Bobby is in a rage. He turns to leave and walks a few paces.
He sees a WRENCH lying on a table. For a second his mind reels,
then he snatches up the wrench and turns ready to smash it down
on Darrell's head. He stops cold. Because ol' Darrell holds a
CROWBAR in a batter's stance ready to smash it onto the Mustang.
DARRELL:
You want to play, Mister? I'll play with
you. You want to smash something? So do
I.
Darrell pulls back the crowbar, ready to swing.
BOBBY:
No! Okay! Okay!
DARRELL:
What's the matter? The fight gone out of
you? I'm just gonna smash a headlight.
Maybe two.
BOBBY (pleading, almost crying)
Please, just leave the car alone!
DARRELL:
Mister, you already pissed me off but good.
Darrell lays the tip of the crowbar on the hood of the car, and
drags the tip of the bar across the hood leaving a long scratch.
BOBBY (about to lose it)
Goddamn you! You son of a b*tch!
DARRELL:
There you go, sweet talking me again.
Darrell begins to laugh. Bobby, desperate, looks to the trunk,
thinking of his gun in there.
His POV -- the trunk. A FLASHBACK of the GUN goes through his
mind.
BOBBY:
Look, Harlin.
DARRELL:
Darrell.
BOBBY:
Darrell. I'll get you your money. I just
have to get something out of the trunk.
Using his TRUNK KEY, he tries to open it but realizes the lock
has been changed.
BOBBY:
What the f*** did you do to my trunk?
DARRELL:
Well, that key's not gonna work. I had to
pop the lock. You didn't leave me the trunk
key.
BOBBY:
And you had to go into the trunk, didn't
you?
DARRELL:
When I work on a car, I work on a car.
BOBBY (snaps)
You motherf***er! (etc.)
DARRELL:
You can't help yourself, can you mister?
You're out of control.
Darrell starts to laugh. It is a repetitive, almost demonic
laugh that grows louder as the camera slowly dollies in on
Bobby's anguished face.
EXT. STREET - DAY
As BOBBY steps out into the glaring sun, he notices down at the
other end of the town, GRACE'S JEEP parked right outside the
SHERIFF'S OFFICE, empty.
Presently, GRACE and the SHERIFF walk out TALKING, and she gets
in, says a few last words and drives away.

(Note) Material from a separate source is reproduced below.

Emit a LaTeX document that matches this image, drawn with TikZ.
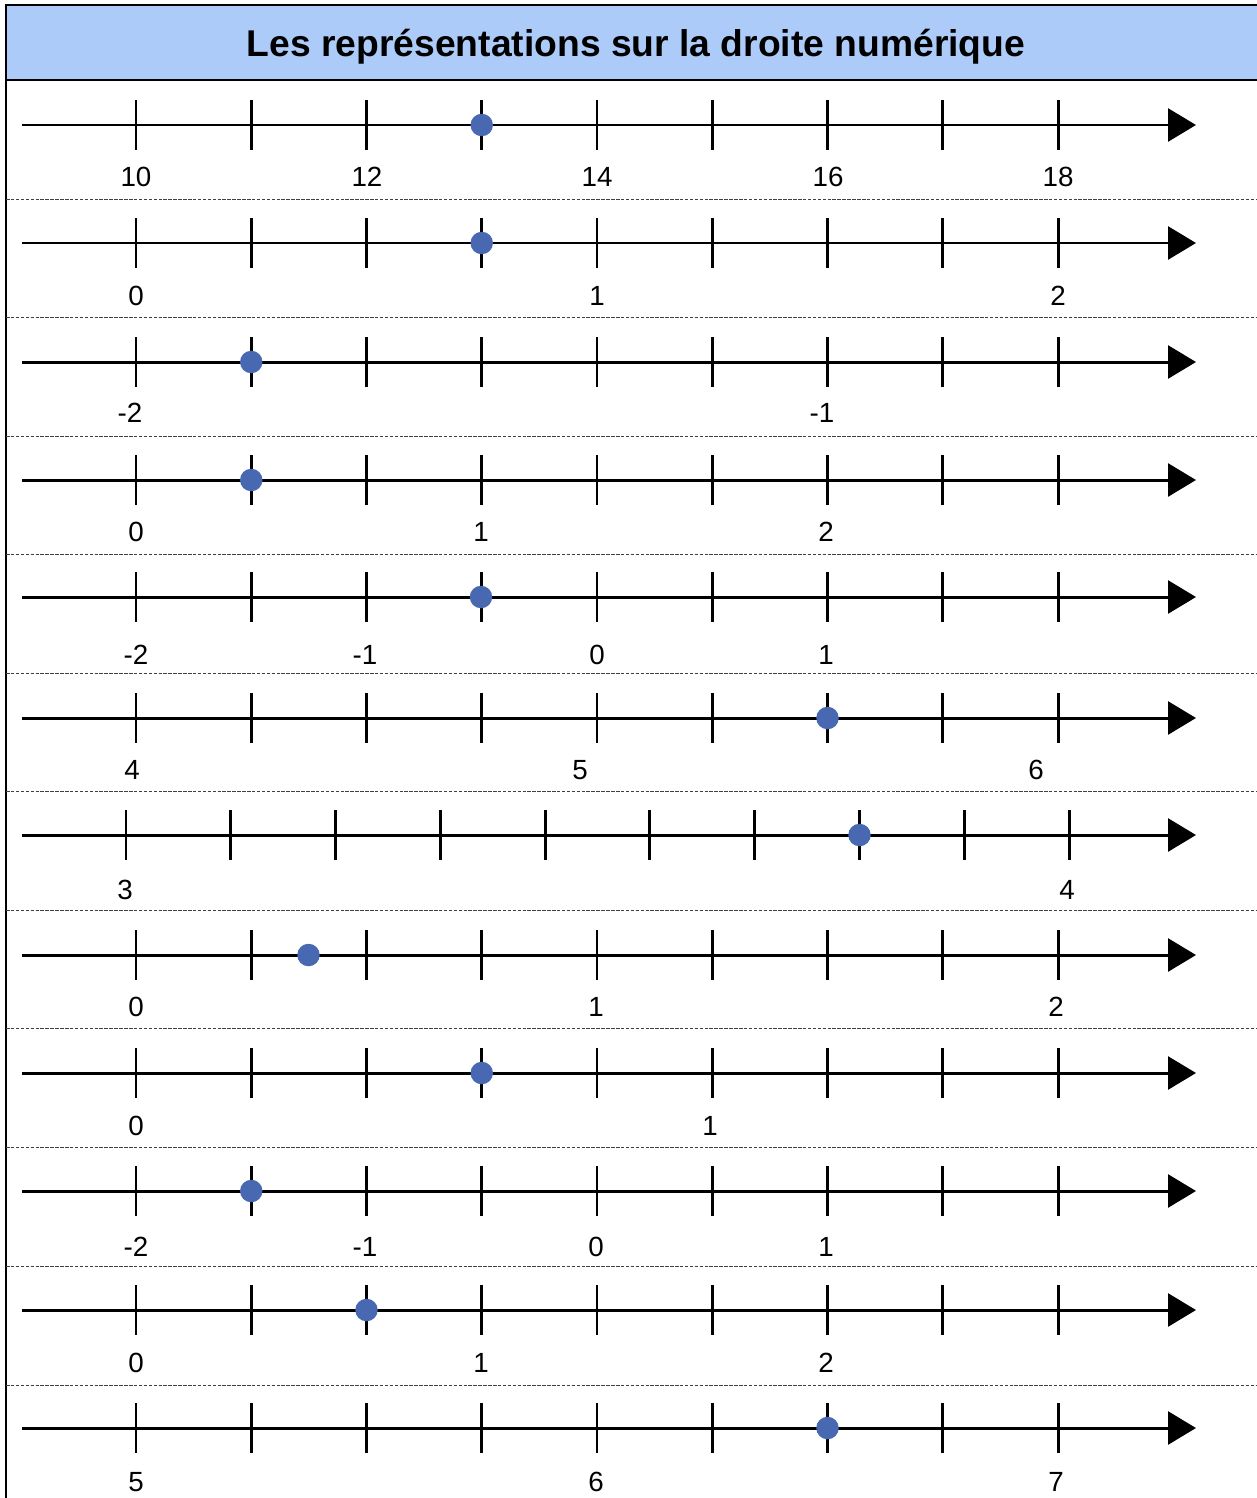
\documentclass[tikz,border=0pt]{standalone}
\usepackage{fontspec}
\setmainfont{Liberation Sans}
\usetikzlibrary{arrows.meta}
\definecolor{headblue}{RGB}{172,203,248}
\definecolor{dotblue}{RGB}{72,104,178}

\begin{document}
\begin{tikzpicture}[x=0.02cm,y=-0.02cm,
    axis/.style={line width=1.7pt,-{Triangle[length=15.9pt,width=18.7pt]}},
    tickmark/.style={line width=1.7pt},
    sepline/.style={line width=0.55pt,black!75,dash pattern=on 2pt off 0.8pt},
    frame/.style={line width=1.4pt},
    numlabel/.style={inner sep=0pt,font=\fontsize{15.8}{19}\selectfont},
    pointdot/.style={fill=dotblue}]
  \useasboundingbox (0,0) rectangle (1257,1498);
  % header band and frame
  \fill[headblue] (6,5) rectangle (1257,80);
  \draw[frame] (1257,5) -- (6,5) -- (6,1498);
  \draw[frame] (6,80) -- (1257,80);
  \node[inner sep=0pt,anchor=base,font=\fontsize{21.2}{25}\selectfont\bfseries] (title) at (636,56)
    {Les représentations sur la droite numérique};
  % separators between the lines
  \foreach \s in {199,317,436,554,673,791,910,1028,1147,1266,1385}
    \draw[sepline] (6,\s) -- (1257,\s);
  % number lines
  \foreach \y [count=\r] in {125,243,362,480,597,718,835,955,1073,1191,1310,1428} {
    \coordinate (L\r) at (22,\y);
    \coordinate (R\r) at (1196,\y);
    \draw[axis] (L\r) -- (R\r);
  }
  % ticks, 9 per line
  \foreach \y in {125,243,362,480,597,718,955,1073,1191,1310,1428}
    \foreach \k in {0,...,8}
      \draw[tickmark] (136+115.25*\k,\y-25) -- (136+115.25*\k,\y+25);
  % ticks of line 7, 10 of them
  \foreach \k in {0,...,9}
    \draw[tickmark] (126+104.78*\k,810) -- (126+104.78*\k,860);
  % points
  \fill[pointdot] (481.75,125) circle[radius=6.4pt];
  \fill[pointdot] (481.75,243) circle[radius=6.4pt];
  \fill[pointdot] (251.25,362) circle[radius=6.4pt];
  \fill[pointdot] (251.25,480) circle[radius=6.4pt];
  \fill[pointdot] (481,597) circle[radius=6.4pt];
  \fill[pointdot] (827.5,718) circle[radius=6.4pt];
  \fill[pointdot] (859.5,835) circle[radius=6.4pt];
  \fill[pointdot] (308.5,955) circle[radius=6.4pt];
  \fill[pointdot] (481.75,1073) circle[radius=6.4pt];
  \fill[pointdot] (251.25,1191) circle[radius=6.4pt];
  \fill[pointdot] (366.5,1310) circle[radius=6.4pt];
  \fill[pointdot] (827.5,1428) circle[radius=6.4pt];
  % labels
  \node[numlabel] (a10) at (136,177) {10};
  \node[numlabel] (a12) at (367,177) {12};
  \node[numlabel] (a14) at (597,177) {14};
  \node[numlabel] (a16) at (828,177) {16};
  \node[numlabel] (a18) at (1058,177) {18};
  \node[numlabel] (b0) at (136,296) {0};
  \node[numlabel] (b1) at (597,296) {1};
  \node[numlabel] (b2) at (1058,296) {2};
  \node[numlabel] (c2) at (130,413) {-2};
  \node[numlabel] (c1) at (822,413) {-1};
  \node[numlabel] (d0) at (136,532) {0};
  \node[numlabel] (d1) at (481,532) {1};
  \node[numlabel] (d2) at (826,532) {2};
  \node[numlabel] (e2) at (136,655) {-2};
  \node[numlabel] (e1) at (365,655) {-1};
  \node[numlabel] (e0) at (597,655) {0};
  \node[numlabel] (ep1) at (826,655) {1};
  \node[numlabel] (f4) at (132,770) {4};
  \node[numlabel] (f5) at (580,770) {5};
  \node[numlabel] (f6) at (1036,770) {6};
  \node[numlabel] (g3) at (125,890) {3};
  \node[numlabel] (g4) at (1067,890) {4};
  \node[numlabel] (h0) at (136,1007) {0};
  \node[numlabel] (h1) at (596,1007) {1};
  \node[numlabel] (h2) at (1056,1007) {2};
  \node[numlabel] (i0) at (136,1126) {0};
  \node[numlabel] (i1) at (710,1126) {1};
  \node[numlabel] (j2) at (136,1247) {-2};
  \node[numlabel] (j1) at (365,1247) {-1};
  \node[numlabel] (j0) at (596,1247) {0};
  \node[numlabel] (jp1) at (826,1247) {1};
  \node[numlabel] (k0) at (136,1363) {0};
  \node[numlabel] (k1) at (481,1363) {1};
  \node[numlabel] (k2) at (826,1363) {2};
  \node[numlabel] (m5) at (136,1482) {5};
  \node[numlabel] (m6) at (596,1482) {6};
  \node[numlabel] (m7) at (1056,1482) {7};
\end{tikzpicture}
\end{document}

Bobby backs around a corner into a sidestreet. Is she selling
him out? He's very confused, turbulent.
BOBBY enters the BUS DEPOT. The interior is poorly lit. There
are a few benches for people to wait on, but they sit empty.
Old, faded travel posters hang on the wall. A bored FEMALE
CLERK is behind the counter.
BOBBY:
I need a ticket.
CLERK:
Where to?
BOBBY:
Out of here.
CLERK:
But, in particular?
BOBBY:
I ... Mexico. You got a bus that goes to
Mexico? That's where I have to go.
CLERK:
Mexico is a large country. Where in Mexico
would you like--
BOBBY:
I don't care, just get me there.
The clerk is a little put off by Bobby. He seems delirious. She
goes through her schedule looking for a bus.
CLERK:
How about Ciudad Juarez? You could take a
local, arrives in two hours, and transfer
in Albuquerque. It'll get you across the
border.
BOBBY:
How much?
CLERK:
One way, or round trip?
BOBBY:
One way.
CLERK:
30.55. Twenty more will get you back.
Bobby counts his money.
BOBBY:
Twenty-seven, fifty. That's all I got.
CLERK:
The ticket is 30.55.
BOBBY (rifling his pockets)
I bought a beer. That was a dollar
something. Then I gave that girl 25 cents
for the juke box. And the blind man...the
soda...I..I'd have 30 if...if...
CLERK:
I'm sorry, sir. It's $30.55 for the
ticket.
BOBBY (to himself)
Yeah. Just a little short. Figures. I
just wanted to get out, that's all.
Bobby starts to walk away. Suddenly he turns, runs back at the
clerk, proffers his money, half-crazed, near tears.
BOBBY:
Please, ma'am, you don't understand! I have
to get out of here. They're going to come
looking for me. They're going to kill me.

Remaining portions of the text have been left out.